::: Information supplied

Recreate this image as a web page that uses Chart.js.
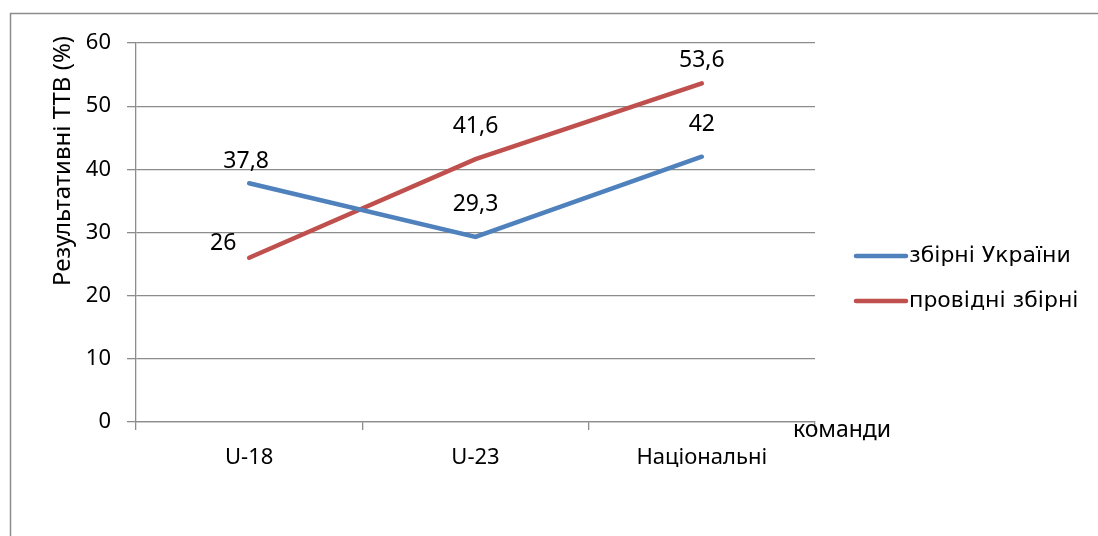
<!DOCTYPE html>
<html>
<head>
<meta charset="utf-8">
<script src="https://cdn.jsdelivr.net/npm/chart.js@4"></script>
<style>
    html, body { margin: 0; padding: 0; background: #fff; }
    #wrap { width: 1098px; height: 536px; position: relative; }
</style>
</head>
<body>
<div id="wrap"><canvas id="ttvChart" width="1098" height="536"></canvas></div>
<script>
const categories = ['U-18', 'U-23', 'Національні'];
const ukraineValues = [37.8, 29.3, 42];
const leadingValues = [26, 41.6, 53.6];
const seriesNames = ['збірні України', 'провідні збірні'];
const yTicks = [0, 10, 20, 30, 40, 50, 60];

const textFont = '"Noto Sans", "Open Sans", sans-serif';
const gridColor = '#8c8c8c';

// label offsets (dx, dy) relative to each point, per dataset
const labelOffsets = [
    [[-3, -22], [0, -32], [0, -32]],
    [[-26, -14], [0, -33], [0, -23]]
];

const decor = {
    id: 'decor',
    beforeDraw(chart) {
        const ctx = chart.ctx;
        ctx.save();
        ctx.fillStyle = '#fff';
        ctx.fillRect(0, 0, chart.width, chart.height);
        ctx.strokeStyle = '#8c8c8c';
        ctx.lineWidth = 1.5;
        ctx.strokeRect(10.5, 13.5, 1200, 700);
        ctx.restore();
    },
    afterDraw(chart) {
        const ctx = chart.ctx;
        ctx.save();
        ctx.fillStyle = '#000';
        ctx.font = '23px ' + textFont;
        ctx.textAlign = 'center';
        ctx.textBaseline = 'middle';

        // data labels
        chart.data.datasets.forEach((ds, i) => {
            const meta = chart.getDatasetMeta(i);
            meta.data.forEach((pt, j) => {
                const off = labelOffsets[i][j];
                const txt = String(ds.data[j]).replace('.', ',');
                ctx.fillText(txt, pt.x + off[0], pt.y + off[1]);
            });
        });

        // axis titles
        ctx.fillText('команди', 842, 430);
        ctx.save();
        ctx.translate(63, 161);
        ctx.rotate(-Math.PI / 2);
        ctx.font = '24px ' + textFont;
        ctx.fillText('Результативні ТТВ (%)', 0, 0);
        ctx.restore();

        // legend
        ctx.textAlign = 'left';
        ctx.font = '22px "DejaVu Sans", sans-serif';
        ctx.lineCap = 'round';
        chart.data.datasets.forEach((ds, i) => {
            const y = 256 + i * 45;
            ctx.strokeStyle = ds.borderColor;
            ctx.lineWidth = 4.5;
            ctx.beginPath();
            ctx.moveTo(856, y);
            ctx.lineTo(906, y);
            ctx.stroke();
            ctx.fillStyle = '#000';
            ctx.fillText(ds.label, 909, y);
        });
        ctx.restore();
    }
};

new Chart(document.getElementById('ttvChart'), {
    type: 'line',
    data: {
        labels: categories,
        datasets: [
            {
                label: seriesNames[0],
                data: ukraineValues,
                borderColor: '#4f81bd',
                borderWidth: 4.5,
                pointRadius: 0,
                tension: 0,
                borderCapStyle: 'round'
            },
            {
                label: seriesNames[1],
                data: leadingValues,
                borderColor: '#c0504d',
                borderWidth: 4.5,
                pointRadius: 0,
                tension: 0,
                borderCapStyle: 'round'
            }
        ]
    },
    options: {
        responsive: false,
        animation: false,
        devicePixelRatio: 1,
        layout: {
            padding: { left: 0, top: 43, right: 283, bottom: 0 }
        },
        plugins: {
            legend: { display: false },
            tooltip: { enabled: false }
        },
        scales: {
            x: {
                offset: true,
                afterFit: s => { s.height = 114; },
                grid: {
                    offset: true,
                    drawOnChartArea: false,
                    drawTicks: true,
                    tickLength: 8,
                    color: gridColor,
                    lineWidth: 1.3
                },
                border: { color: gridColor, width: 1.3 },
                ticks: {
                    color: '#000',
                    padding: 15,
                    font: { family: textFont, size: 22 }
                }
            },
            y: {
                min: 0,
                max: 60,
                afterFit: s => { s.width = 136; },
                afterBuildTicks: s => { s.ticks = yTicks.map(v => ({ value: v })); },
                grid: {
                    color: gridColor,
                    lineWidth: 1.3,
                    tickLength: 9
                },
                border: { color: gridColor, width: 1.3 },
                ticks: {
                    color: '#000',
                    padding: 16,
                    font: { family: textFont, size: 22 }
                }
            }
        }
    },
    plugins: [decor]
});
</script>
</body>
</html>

::::::

* Task description *
Reproduce every line exactly and omit all pictures.

* Solution for this task *
Recreate this image as a web page that uses Chart.js.
<!DOCTYPE html>
<html>
<head>
<meta charset="utf-8">
<script src="https://cdn.jsdelivr.net/npm/chart.js@4"></script>
<style>
    html, body { margin: 0; padding: 0; background: #fff; }
    #wrap { width: 1098px; height: 536px; position: relative; }
</style>
</head>
<body>
<div id="wrap"><canvas id="ttvChart" width="1098" height="536"></canvas></div>
<script>
const categories = ['U-18', 'U-23', 'Національні'];
const ukraineValues = [37.8, 29.3, 42];
const leadingValues = [26, 41.6, 53.6];
const seriesNames = ['збірні України', 'провідні збірні'];
const yTicks = [0, 10, 20, 30, 40, 50, 60];

const textFont = '"Noto Sans", "Open Sans", sans-serif';
const gridColor = '#8c8c8c';

// label offsets (dx, dy) relative to each point, per dataset
const labelOffsets = [
    [[-3, -22], [0, -32], [0, -32]],
    [[-26, -14], [0, -33], [0, -23]]
];

const decor = {
    id: 'decor',
    beforeDraw(chart) {
        const ctx = chart.ctx;
        ctx.save();
        ctx.fillStyle = '#fff';
        ctx.fillRect(0, 0, chart.width, chart.height);
        ctx.strokeStyle = '#8c8c8c';
        ctx.lineWidth = 1.5;
        ctx.strokeRect(10.5, 13.5, 1200, 700);
        ctx.restore();
    },
    afterDraw(chart) {
        const ctx = chart.ctx;
        ctx.save();
        ctx.fillStyle = '#000';
        ctx.font = '23px ' + textFont;
        ctx.textAlign = 'center';
        ctx.textBaseline = 'middle';

        // data labels
        chart.data.datasets.forEach((ds, i) => {
            const meta = chart.getDatasetMeta(i);
            meta.data.forEach((pt, j) => {
                const off = labelOffsets[i][j];
                const txt = String(ds.data[j]).replace('.', ',');
                ctx.fillText(txt, pt.x + off[0], pt.y + off[1]);
            });
        });

        // axis titles
        ctx.fillText('команди', 842, 430);
        ctx.save();
        ctx.translate(63, 161);
        ctx.rotate(-Math.PI / 2);
        ctx.font = '24px ' + textFont;
        ctx.fillText('Результативні ТТВ (%)', 0, 0);
        ctx.restore();

        // legend
        ctx.textAlign = 'left';
        ctx.font = '22px "DejaVu Sans", sans-serif';
        ctx.lineCap = 'round';
        chart.data.datasets.forEach((ds, i) => {
            const y = 256 + i * 45;
            ctx.strokeStyle = ds.borderColor;
            ctx.lineWidth = 4.5;
            ctx.beginPath();
            ctx.moveTo(856, y);
            ctx.lineTo(906, y);
            ctx.stroke();
            ctx.fillStyle = '#000';
            ctx.fillText(ds.label, 909, y);
        });
        ctx.restore();
    }
};

new Chart(document.getElementById('ttvChart'), {
    type: 'line',
    data: {
        labels: categories,
        datasets: [
            {
                label: seriesNames[0],
                data: ukraineValues,
                borderColor: '#4f81bd',
                borderWidth: 4.5,
                pointRadius: 0,
                tension: 0,
                borderCapStyle: 'round'
            },
            {
                label: seriesNames[1],
                data: leadingValues,
                borderColor: '#c0504d',
                borderWidth: 4.5,
                pointRadius: 0,
                tension: 0,
                borderCapStyle: 'round'
            }
        ]
    },
    options: {
        responsive: false,
        animation: false,
        devicePixelRatio: 1,
        layout: {
            padding: { left: 0, top: 43, right: 283, bottom: 0 }
        },
        plugins: {
            legend: { display: false },
            tooltip: { enabled: false }
        },
        scales: {
            x: {
                offset: true,
                afterFit: s => { s.height = 114; },
                grid: {
                    offset: true,
                    drawOnChartArea: false,
                    drawTicks: true,
                    tickLength: 8,
                    color: gridColor,
                    lineWidth: 1.3
                },
                border: { color: gridColor, width: 1.3 },
                ticks: {
                    color: '#000',
                    padding: 15,
                    font: { family: textFont, size: 22 }
                }
            },
            y: {
                min: 0,
                max: 60,
                afterFit: s => { s.width = 136; },
                afterBuildTicks: s => { s.ticks = yTicks.map(v => ({ value: v })); },
                grid: {
                    color: gridColor,
                    lineWidth: 1.3,
                    tickLength: 9
                },
                border: { color: gridColor, width: 1.3 },
                ticks: {
                    color: '#000',
                    padding: 16,
                    font: { family: textFont, size: 22 }
                }
            }
        }
    },
    plugins: [decor]
});
</script>
</body>
</html>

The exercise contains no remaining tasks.